Every record must be transcribed in its entirety, apart from the images, which are to be omitted.

---

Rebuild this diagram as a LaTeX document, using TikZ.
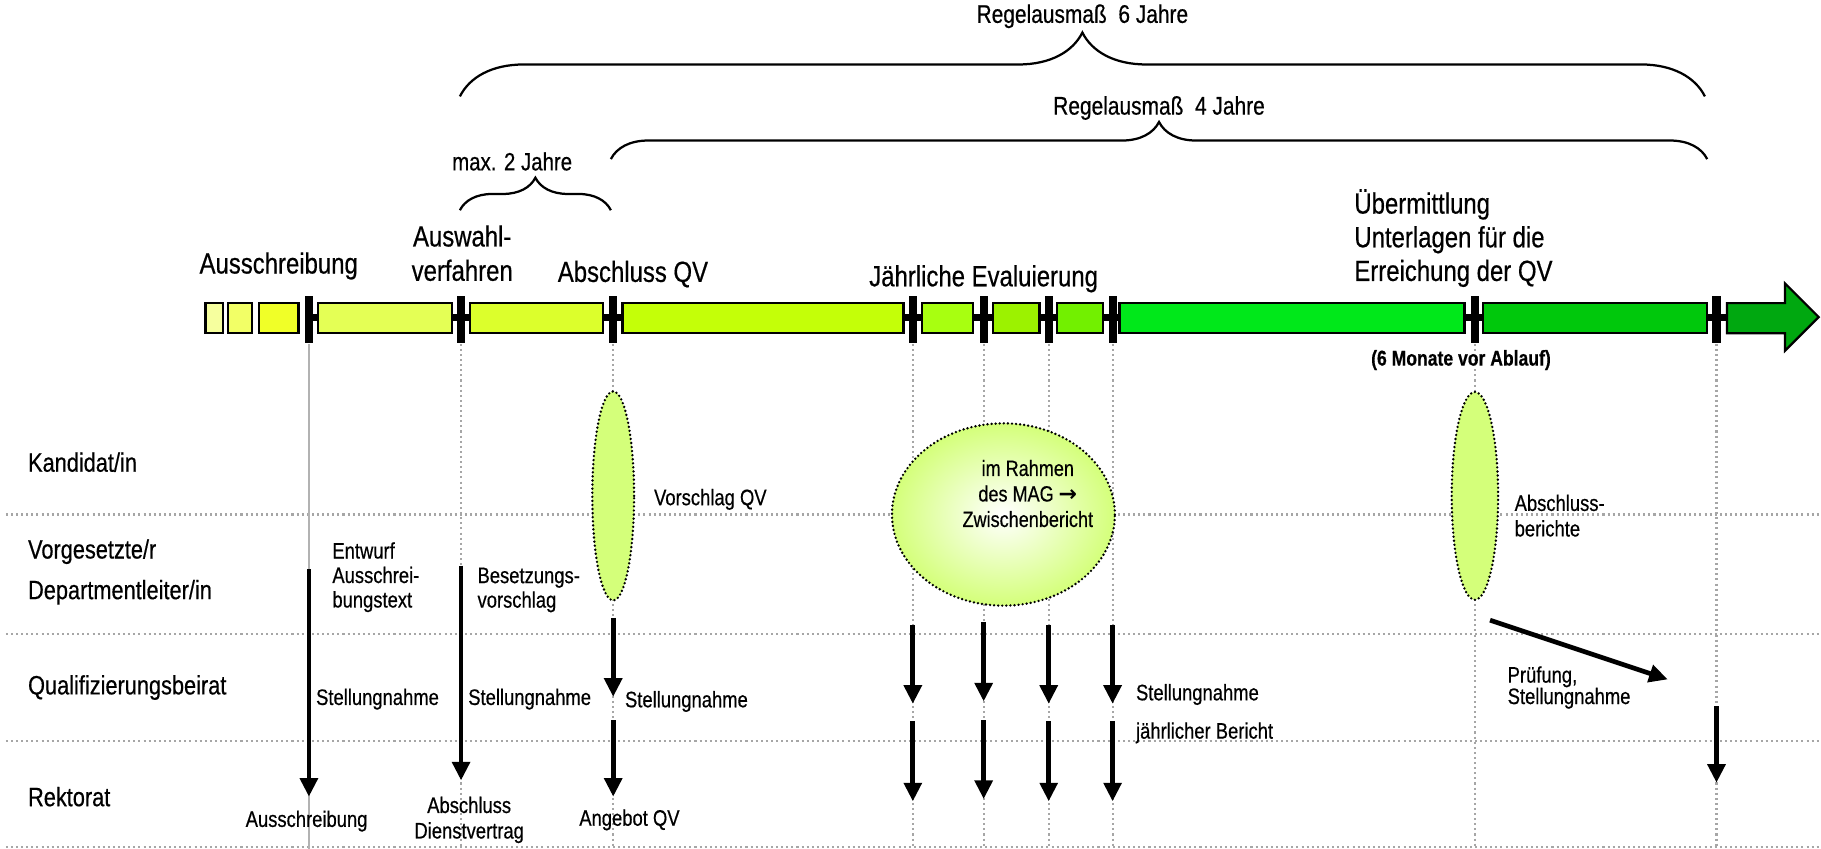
\documentclass[tikz,border=0pt]{standalone}
\usepackage{fontspec}
\setmainfont{Liberation Sans}[FakeStretch=0.82, FakeBold=0.5]
\newfontfamily\arrowfont{DejaVu Sans}
\usetikzlibrary{arrows.meta, decorations.pathreplacing, shapes.geometric}

\definecolor{yA}{HTML}{F6FF9E}
\definecolor{yB}{HTML}{F2FF66}
\definecolor{yC}{HTML}{F0FF28}
\definecolor{yD}{HTML}{E4FF55}
\definecolor{yE}{HTML}{DCFF2C}
\definecolor{yF}{HTML}{C4FF08}
\definecolor{gA}{HTML}{A8FF10}
\definecolor{gB}{HTML}{9CF200}
\definecolor{gC}{HTML}{72F000}
\definecolor{gD}{HTML}{00E81A}
\definecolor{gE}{HTML}{00C80C}
\definecolor{gF}{HTML}{00A810}
\definecolor{qvgreen}{HTML}{D4FF7A}

\begin{document}
\begin{tikzpicture}[x=0.02cm, y=-0.02cm, >={Triangle[width=0.3cm,length=0.32cm]}]
    \tikzset{
        phasebox/.style={draw=black, line width=1.1pt},
        guide/.style={draw=black!35, dash pattern=on 1pt off 1.5pt, line width=1pt},
        flow/.style={->, line width=2.3pt},
        lane/.style={anchor=west, font=\fontsize{13}{15}\selectfont},
        phase/.style={align=center, font=\fontsize{14.3}{16.5}\selectfont},
        note/.style={align=left, font=\fontsize{11}{12}\selectfont},
        yearbrace/.style={decorate, decoration={brace, amplitude=#1}, line width=1.1pt},
        talk/.style={ellipse, draw, dash pattern=on 0pt off 2pt, line cap=round, line width=1.3pt, inner sep=0pt},
    }
    \useasboundingbox (0,0) rectangle (1568,731);

    % Hilfslinien
    \foreach \y in {443,546,638,729}
        \draw[guide] (5,\y) -- (1568,\y);
    \foreach \x in {397,528,786,847,903,958,1270,1478}
        \draw[guide] (\x,296) -- (\x,731);
    \draw[black!30, line width=1.2pt] (266,296) -- (266,731);

    % Zeitachse
    \draw[line width=0.12cm] (266,273) -- (1490,273);
    \foreach \xa/\xb/\col in {177/192/yA, 196/217/yB, 223/257/yC, 274/389/yD, 405/519/yE, 536/778/yF,
                              794/838/gA, 855/895/gB, 910/950/gC, 964/1261/gD, 1277/1470/gE}
        \draw[phasebox, fill=\col] (\xa,261) rectangle (\xb,287);
    \draw[phasebox, fill=gF] (1487,261) -- (1537,261) -- (1537,244) -- (1566,273)
        -- (1537,302) -- (1537,287) -- (1487,287) -- cycle;
    \foreach \x in {266,397,528,786,847,903,958,1270,1478}
        \fill (\x-3.5,255) rectangle (\x+3.5,295);

    % Klammern
    \draw[yearbrace=1.1cm] (396,83) -- (1468,83);
    \draw[yearbrace=0.64cm] (526,137) -- (1470,137);
    \draw[yearbrace=0.56cm] (396,181) -- (526,181);
    \node[font=\fontsize{12.5}{14}\selectfont] (sechs) at (932,14) {Regelausmaß\ \ 6 Jahre};
    \node[font=\fontsize{12.5}{14}\selectfont] (vier) at (998,93) {Regelausmaß\ \ 4 Jahre};
    \node[font=\fontsize{12.2}{14}\selectfont] (zwei) at (441,139) {max. 2 Jahre};

    % Phasen
    \node[phase] (ausschr) at (240,229) {Ausschreibung};
    \node[phase, font=\fontsize{14.3}{16.8}\selectfont] (auswahl) at (398,218) {Auswahl-\\verfahren};
    \node[phase] (abschl) at (545,236) {Abschluss QV};
    \node[phase] (evaluier) at (847,240) {Jährliche Evaluierung};
    \node[phase, align=left, anchor=west, font=\fontsize{14.3}{16.5}\selectfont] (uebermit) at (1160,205)
        {Übermittlung\\Unterlagen für die\\Erreichung der QV};
    \node[font=\bfseries\fontsize{10.5}{12}\selectfont] (ablauf) at (1258,310) {(6 Monate vor Ablauf)};

    % Rollen
    \node[lane] (kand) at (18,398) {Kandidat/in};
    \node[lane] (vorg) at (18,475) {Vorgesetzte/r};
    \node[lane] (dept) at (18,510) {Departmentleiter/in};
    \node[lane] (beirat) at (18,592) {Qualifizierungsbeirat};
    \node[lane] (rekt) at (18,686) {Rektorat};

    % Vorschlaege und Berichte
    \node[talk, fill=qvgreen, minimum width=0.72cm, minimum height=3.6cm] (vorschl) at (528,427) {};
    \node[talk, shading=radial, inner color=white, outer color=qvgreen,
          minimum width=3.84cm, minimum height=3.14cm] (mag) at (864,443) {};
    \node[talk, fill=qvgreen, minimum width=0.8cm, minimum height=3.58cm] (endber) at (1270,427) {};
    \node[align=center, font=\fontsize{10.8}{12.5}\selectfont] (magtext) at (885,425)
        {im Rahmen\\des MAG {\arrowfont\bfseries →}\\Zwischenbericht};
    \node[note, anchor=west] (vqv) at (557,430) {Vorschlag QV};
    \node[note, anchor=west, font=\fontsize{11}{12.5}\selectfont] (abber) at (1298,444) {Abschluss-\\berichte};

    % Ablaeufe
    \foreach \x/\ya/\yb [count=\i] in {266/490/686, 397/487/672, 528/532/600, 528/620/686,
                                       786/538/606, 847/536/604, 903/538/606, 958/538/606,
                                       786/621/690, 847/620/688, 903/621/690, 958/621/690,
                                       1478/608/674} {
        \coordinate (s\i) at (\x,\ya);
        \coordinate (e\i) at (\x,\yb);
        \draw[flow] (s\i) -- (e\i);
    }
    \coordinate (pa) at (1283,534);
    \coordinate (pb) at (1436,585);
    \draw[flow] (pa) -- (pb);

    \node[note, anchor=west] (entwurf) at (280,497) {Entwurf\\Ausschrei-\\bungstext};
    \node[note, anchor=west] (stA) at (266,602) {Stellungnahme};
    \node[note, align=center] (ausA) at (264,707) {Ausschreibung};
    \node[note, anchor=west] (beset) at (405,508) {Besetzungs-\\vorschlag};
    \node[note, anchor=west] (stB) at (397,602) {Stellungnahme};
    \node[note, align=center, font=\fontsize{11}{12.5}\selectfont] (dienst) at (404,706) {Abschluss\\Dienstvertrag};
    \node[note, anchor=west] (stC) at (532,604) {Stellungnahme};
    \node[note, align=center] (angebot) at (542,706) {Angebot QV};
    \node[note, anchor=west] (stD) at (972,598) {Stellungnahme};
    \node[note, anchor=west] (bericht) at (972,631) {jährlicher Bericht};
    \node[note, anchor=west, font=\fontsize{11}{10.5}\selectfont] (pruef) at (1292,592) {Prüfung,\\Stellungnahme};
\end{tikzpicture}
\end{document}
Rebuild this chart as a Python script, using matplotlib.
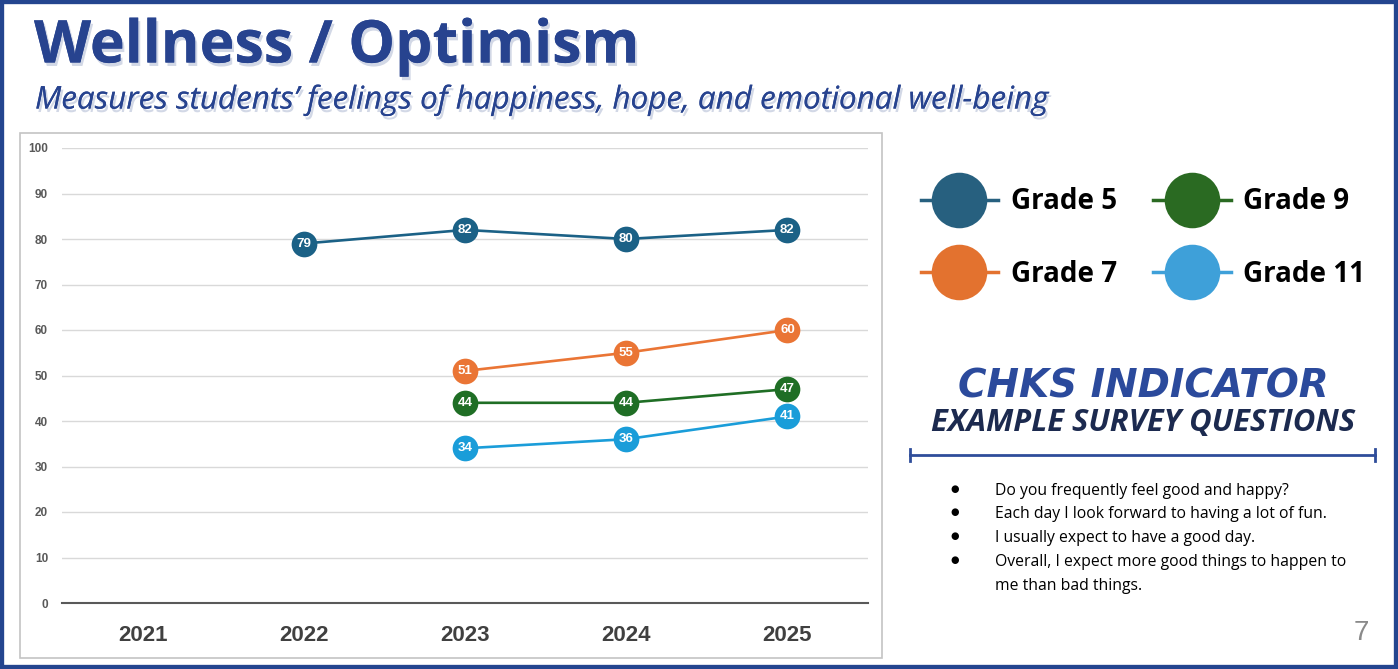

---

The output -
Rebuild this diagram as a LaTeX document, using TikZ.
\documentclass[tikz,border=0pt]{standalone}
\usepackage{fontspec}
\setmainfont{Liberation Sans}[FakeStretch=0.82, FakeBold=0.5]
\newfontfamily\arrowfont{DejaVu Sans}
\usetikzlibrary{arrows.meta, decorations.pathreplacing, shapes.geometric}

\definecolor{yA}{HTML}{F6FF9E}
\definecolor{yB}{HTML}{F2FF66}
\definecolor{yC}{HTML}{F0FF28}
\definecolor{yD}{HTML}{E4FF55}
\definecolor{yE}{HTML}{DCFF2C}
\definecolor{yF}{HTML}{C4FF08}
\definecolor{gA}{HTML}{A8FF10}
\definecolor{gB}{HTML}{9CF200}
\definecolor{gC}{HTML}{72F000}
\definecolor{gD}{HTML}{00E81A}
\definecolor{gE}{HTML}{00C80C}
\definecolor{gF}{HTML}{00A810}
\definecolor{qvgreen}{HTML}{D4FF7A}

\begin{document}
\begin{tikzpicture}[x=0.02cm, y=-0.02cm, >={Triangle[width=0.3cm,length=0.32cm]}]
    \tikzset{
        phasebox/.style={draw=black, line width=1.1pt},
        guide/.style={draw=black!35, dash pattern=on 1pt off 1.5pt, line width=1pt},
        flow/.style={->, line width=2.3pt},
        lane/.style={anchor=west, font=\fontsize{13}{15}\selectfont},
        phase/.style={align=center, font=\fontsize{14.3}{16.5}\selectfont},
        note/.style={align=left, font=\fontsize{11}{12}\selectfont},
        yearbrace/.style={decorate, decoration={brace, amplitude=#1}, line width=1.1pt},
        talk/.style={ellipse, draw, dash pattern=on 0pt off 2pt, line cap=round, line width=1.3pt, inner sep=0pt},
    }
    \useasboundingbox (0,0) rectangle (1568,731);

    % Hilfslinien
    \foreach \y in {443,546,638,729}
        \draw[guide] (5,\y) -- (1568,\y);
    \foreach \x in {397,528,786,847,903,958,1270,1478}
        \draw[guide] (\x,296) -- (\x,731);
    \draw[black!30, line width=1.2pt] (266,296) -- (266,731);

    % Zeitachse
    \draw[line width=0.12cm] (266,273) -- (1490,273);
    \foreach \xa/\xb/\col in {177/192/yA, 196/217/yB, 223/257/yC, 274/389/yD, 405/519/yE, 536/778/yF,
                              794/838/gA, 855/895/gB, 910/950/gC, 964/1261/gD, 1277/1470/gE}
        \draw[phasebox, fill=\col] (\xa,261) rectangle (\xb,287);
    \draw[phasebox, fill=gF] (1487,261) -- (1537,261) -- (1537,244) -- (1566,273)
        -- (1537,302) -- (1537,287) -- (1487,287) -- cycle;
    \foreach \x in {266,397,528,786,847,903,958,1270,1478}
        \fill (\x-3.5,255) rectangle (\x+3.5,295);

    % Klammern
    \draw[yearbrace=1.1cm] (396,83) -- (1468,83);
    \draw[yearbrace=0.64cm] (526,137) -- (1470,137);
    \draw[yearbrace=0.56cm] (396,181) -- (526,181);
    \node[font=\fontsize{12.5}{14}\selectfont] (sechs) at (932,14) {Regelausmaß\ \ 6 Jahre};
    \node[font=\fontsize{12.5}{14}\selectfont] (vier) at (998,93) {Regelausmaß\ \ 4 Jahre};
    \node[font=\fontsize{12.2}{14}\selectfont] (zwei) at (441,139) {max. 2 Jahre};

    % Phasen
    \node[phase] (ausschr) at (240,229) {Ausschreibung};
    \node[phase, font=\fontsize{14.3}{16.8}\selectfont] (auswahl) at (398,218) {Auswahl-\\verfahren};
    \node[phase] (abschl) at (545,236) {Abschluss QV};
    \node[phase] (evaluier) at (847,240) {Jährliche Evaluierung};
    \node[phase, align=left, anchor=west, font=\fontsize{14.3}{16.5}\selectfont] (uebermit) at (1160,205)
        {Übermittlung\\Unterlagen für die\\Erreichung der QV};
    \node[font=\bfseries\fontsize{10.5}{12}\selectfont] (ablauf) at (1258,310) {(6 Monate vor Ablauf)};

    % Rollen
    \node[lane] (kand) at (18,398) {Kandidat/in};
    \node[lane] (vorg) at (18,475) {Vorgesetzte/r};
    \node[lane] (dept) at (18,510) {Departmentleiter/in};
    \node[lane] (beirat) at (18,592) {Qualifizierungsbeirat};
    \node[lane] (rekt) at (18,686) {Rektorat};

    % Vorschlaege und Berichte
    \node[talk, fill=qvgreen, minimum width=0.72cm, minimum height=3.6cm] (vorschl) at (528,427) {};
    \node[talk, shading=radial, inner color=white, outer color=qvgreen,
          minimum width=3.84cm, minimum height=3.14cm] (mag) at (864,443) {};
    \node[talk, fill=qvgreen, minimum width=0.8cm, minimum height=3.58cm] (endber) at (1270,427) {};
    \node[align=center, font=\fontsize{10.8}{12.5}\selectfont] (magtext) at (885,425)
        {im Rahmen\\des MAG {\arrowfont\bfseries →}\\Zwischenbericht};
    \node[note, anchor=west] (vqv) at (557,430) {Vorschlag QV};
    \node[note, anchor=west, font=\fontsize{11}{12.5}\selectfont] (abber) at (1298,444) {Abschluss-\\berichte};

    % Ablaeufe
    \foreach \x/\ya/\yb [count=\i] in {266/490/686, 397/487/672, 528/532/600, 528/620/686,
                                       786/538/606, 847/536/604, 903/538/606, 958/538/606,
                                       786/621/690, 847/620/688, 903/621/690, 958/621/690,
                                       1478/608/674} {
        \coordinate (s\i) at (\x,\ya);
        \coordinate (e\i) at (\x,\yb);
        \draw[flow] (s\i) -- (e\i);
    }
    \coordinate (pa) at (1283,534);
    \coordinate (pb) at (1436,585);
    \draw[flow] (pa) -- (pb);

    \node[note, anchor=west] (entwurf) at (280,497) {Entwurf\\Ausschrei-\\bungstext};
    \node[note, anchor=west] (stA) at (266,602) {Stellungnahme};
    \node[note, align=center] (ausA) at (264,707) {Ausschreibung};
    \node[note, anchor=west] (beset) at (405,508) {Besetzungs-\\vorschlag};
    \node[note, anchor=west] (stB) at (397,602) {Stellungnahme};
    \node[note, align=center, font=\fontsize{11}{12.5}\selectfont] (dienst) at (404,706) {Abschluss\\Dienstvertrag};
    \node[note, anchor=west] (stC) at (532,604) {Stellungnahme};
    \node[note, align=center] (angebot) at (542,706) {Angebot QV};
    \node[note, anchor=west] (stD) at (972,598) {Stellungnahme};
    \node[note, anchor=west] (bericht) at (972,631) {jährlicher Bericht};
    \node[note, anchor=west, font=\fontsize{11}{10.5}\selectfont] (pruef) at (1292,592) {Prüfung,\\Stellungnahme};
\end{tikzpicture}
\end{document}
Rebuild this chart as a Python script, using matplotlib.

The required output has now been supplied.